Invesco has unveiled two new strategies providing investors exposure to China A-shares – one quantitative, the other active.
Both Ucits funds aim to provide long-term capital growth investing in firms listed on the Shanghai and Shenzhen stock exchanges.
Each strategy, although targeting the same market, employ different investment styles to “accommodate different investment needs”, according to the US-headquartered fund house.
Chin Ping Chia, Head of China A Investments, business strategy and development at Invesco, said: “We believe the China A-share market is one of the largest and most exciting investment universes that is opening up to global investors.”
The Invesco China A-Share Quality Core Equity Fund, managed by Chris Liu, will focus on “attractively-valued companies with sustainable growth potential”.
The portfolio, consisting of around 30 to 40 stocks, will be constructed with a bottom-up approach looking for companies with “strong business models and sound balance sheets”.
“Because the market remains relatively young with areas of inefficiency, we believe an active approach will allow us to capture these opportunities,” Chin Ping Chia, based in Hong Kong, added.

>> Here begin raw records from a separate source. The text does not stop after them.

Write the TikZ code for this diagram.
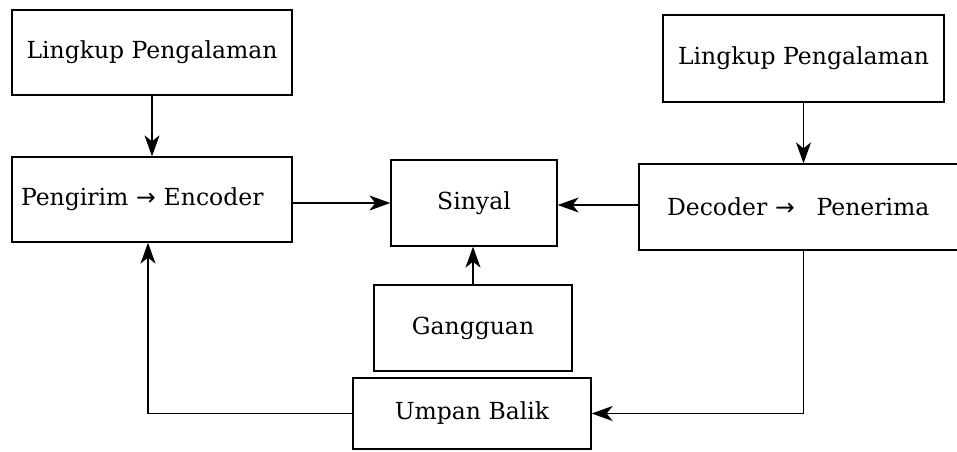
\documentclass[tikz,border=0pt]{standalone}
\usepackage{fontspec}
\setmainfont{DejaVu Serif}
\newfontfamily\arrfont{DejaVu Sans}
\usetikzlibrary{arrows.meta}
\tikzset{
  blok/.style={draw, line width=1.3pt, inner sep=0pt, font=\fontsize{23.5}{27}\selectfont},
  arr/.style={-{Stealth[length=21pt,width=15pt,inset=6pt]}, line width=1.3pt},
}
\newcommand{\ke}{{\arrfont →}}

\begin{document}
\begin{tikzpicture}[x=1pt,y=-1pt]
  \useasboundingbox (0,0) rectangle (957,451);
  % sender side
  \node[blok, minimum width=280pt, minimum height=85pt] (lingA) at (152,52.5) {Lingkup Pengalaman};
  \node[blok, minimum height=85pt, inner xsep=9pt, text width=262pt, align=left] (kirim) at (152,199.5) {Pengirim \ke{} Encoder};
  % channel
  \node[blok, minimum width=166pt, minimum height=86pt] (sinyal) at (474,203) {Sinyal};
  \node[blok, minimum width=198pt, minimum height=86pt] (gangguan) at (473,328) {Gangguan};
  \node[blok, minimum width=238pt, minimum height=71pt] (umpan) at (472,413.5) {Umpan Balik};
  % receiver side
  \node[blok, minimum width=281pt, minimum height=87pt] (lingB) at (803.5,58.5) {Lingkup Pengalaman};
  \node[blok, minimum height=86pt, inner xsep=28pt, text width=265pt, align=left] (terima) at (799.5,207) {Decoder \ke\hspace{14pt} Penerima};
  % connectors
  \draw[arr] (lingA.south) -- (kirim.north);
  \draw[arr] (kirim.east |- sinyal.west) -- (sinyal.west);
  \draw[arr] (terima.west |- 0,205) -- (sinyal.east |- 0,205);
  \draw[arr] (lingB.south) -- (lingB.south |- terima.north);
  \draw[arr] (gangguan.north) -- (gangguan.north |- sinyal.south);
  \draw[arr] (lingB.south |- terima.south) |- (umpan.east);
  \draw[arr] (umpan.west) -| ([xshift=-4pt]kirim.south);
\end{tikzpicture}
\end{document}
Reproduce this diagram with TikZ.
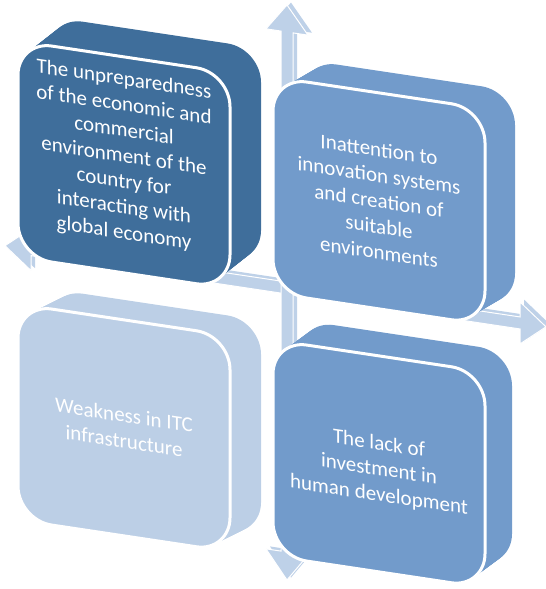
\documentclass[tikz,border=0pt]{standalone}
\usepackage{fontspec}
\setmainfont{Carlito}

\definecolor{darkpanel}{HTML}{3F6E9B}
\definecolor{midpanel}{HTML}{729BCB}
\definecolor{lightpanel}{HTML}{BCCFE6}
\definecolor{arrowblue}{HTML}{BED1E8}

\tikzset{
  paneltext/.style={text=white, align=center, inner sep=0pt,
    font=\fontsize{21}{25.6}\selectfont},
  arrowback/.style={fill=arrowblue},
  arrowfront/.style={fill=arrowblue, draw=white, line width=1pt},
}

% extruded panel: [text shift] x, y of front top-left, colour, extrusion offset, node name, text
\newcommand{\drawpanel}[8][0]{%
  \begin{scope}[shift={(#2,#3)}, yslant=-\slant]
    \foreach \t in {0,1,...,20}
      \fill[#4, rounded corners=\rad] ({\t/20*#5},{\t/20*#6}) rectangle ++(\w,-\h);
    \filldraw[fill=#4, draw=white, line width=3pt, rounded corners=\rad]
      (0,0) rectangle (\w,-\h);
    \node[paneltext, transform shape] (#7) at (\w/2,-\h/2+#1) {#8};
  \end{scope}}

\begin{document}
\begin{tikzpicture}[x=1pt,y=1pt]

% Parameters
\def\w{212}      % panel width
\def\h{216}      % panel height
\def\rad{34pt}   % corner radius
\def\slant{0.15} % perspective slant

\useasboundingbox (0,0) rectangle (546,589);

% Cross of double arrows behind the panels
\begin{scope}[shift={(287,301)}, yslant=-\slant]
  \foreach \d/\st in {4/arrowback, 0/arrowfront} {
    \path[\st, shift={(\d,0.75*\d)}]
      (-282,0) -- (-256,21) -- (-256,6) -- (233,6) -- (233,21) -- (259,0)
      -- (233,-21) -- (233,-6) -- (-256,-6) -- (-256,-21) -- cycle;
    \path[\st, shift={(\d,0.75*\d)}]
      (0,283) -- (21,256) -- (6,256) -- (6,-264) -- (21,-264) -- (0,-292)
      -- (-21,-264) -- (-6,-264) -- (-6,256) -- (-21,256) -- cycle;
  }
\end{scope}

% Four panels
\drawpanel[8]{18}{548}{darkpanel}{31}{29}{unprepared}{The unpreparedness\\of the economic and\\commercial\\environment of the\\country for\\interacting with\\global economy}
\drawpanel{273}{512}{midpanel}{30}{22}{innovation}{Inattention to\\innovation systems\\and creation of\\suitable\\environments}
\drawpanel{18}{285}{lightpanel}{31}{20}{itc}{Weakness in ITC\\infrastructure}
\drawpanel[-6]{273}{249}{midpanel}{27}{24}{investment}{The lack of\\investment in\\human development}

\end{tikzpicture}
\end{document}
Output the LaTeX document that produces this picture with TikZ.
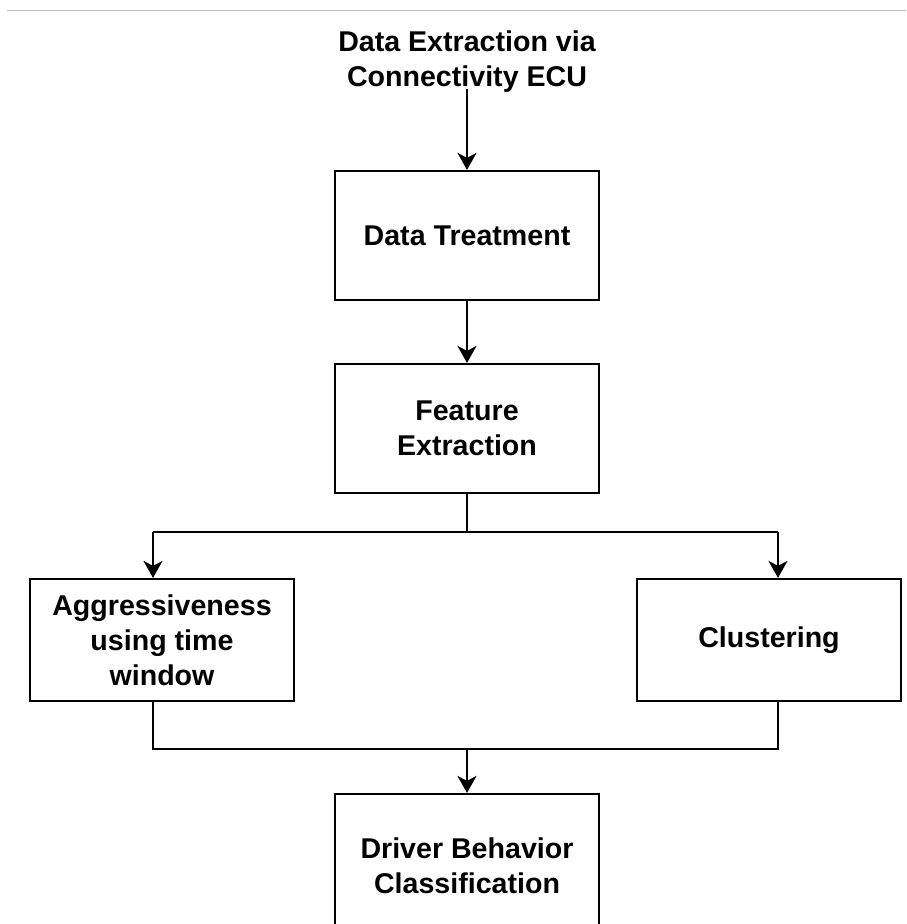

Meanwhile, the Invesco China A-Share Quant Equity Fund takes, as the name suggests, a more algorithmic approach to the Chinese stock market. It will be managed by Alex Tavernaro based in Frankfurt and Andrew Tong in Hong Kong.
In 2019, MSCI increased the weight of China A-Shares in its indices by increasing the inclusion factor from 5% to 20%. This comprises 253 Large and 168 Mid Cap China A-Shares.
The firm’s head of Asia Pacific said, Andrew Lo, said: “As China begins to open up to other markets internationally, we foresee rising interest from global investors to access China in A-Shares, which makes the need for dedicated products greater than ever.”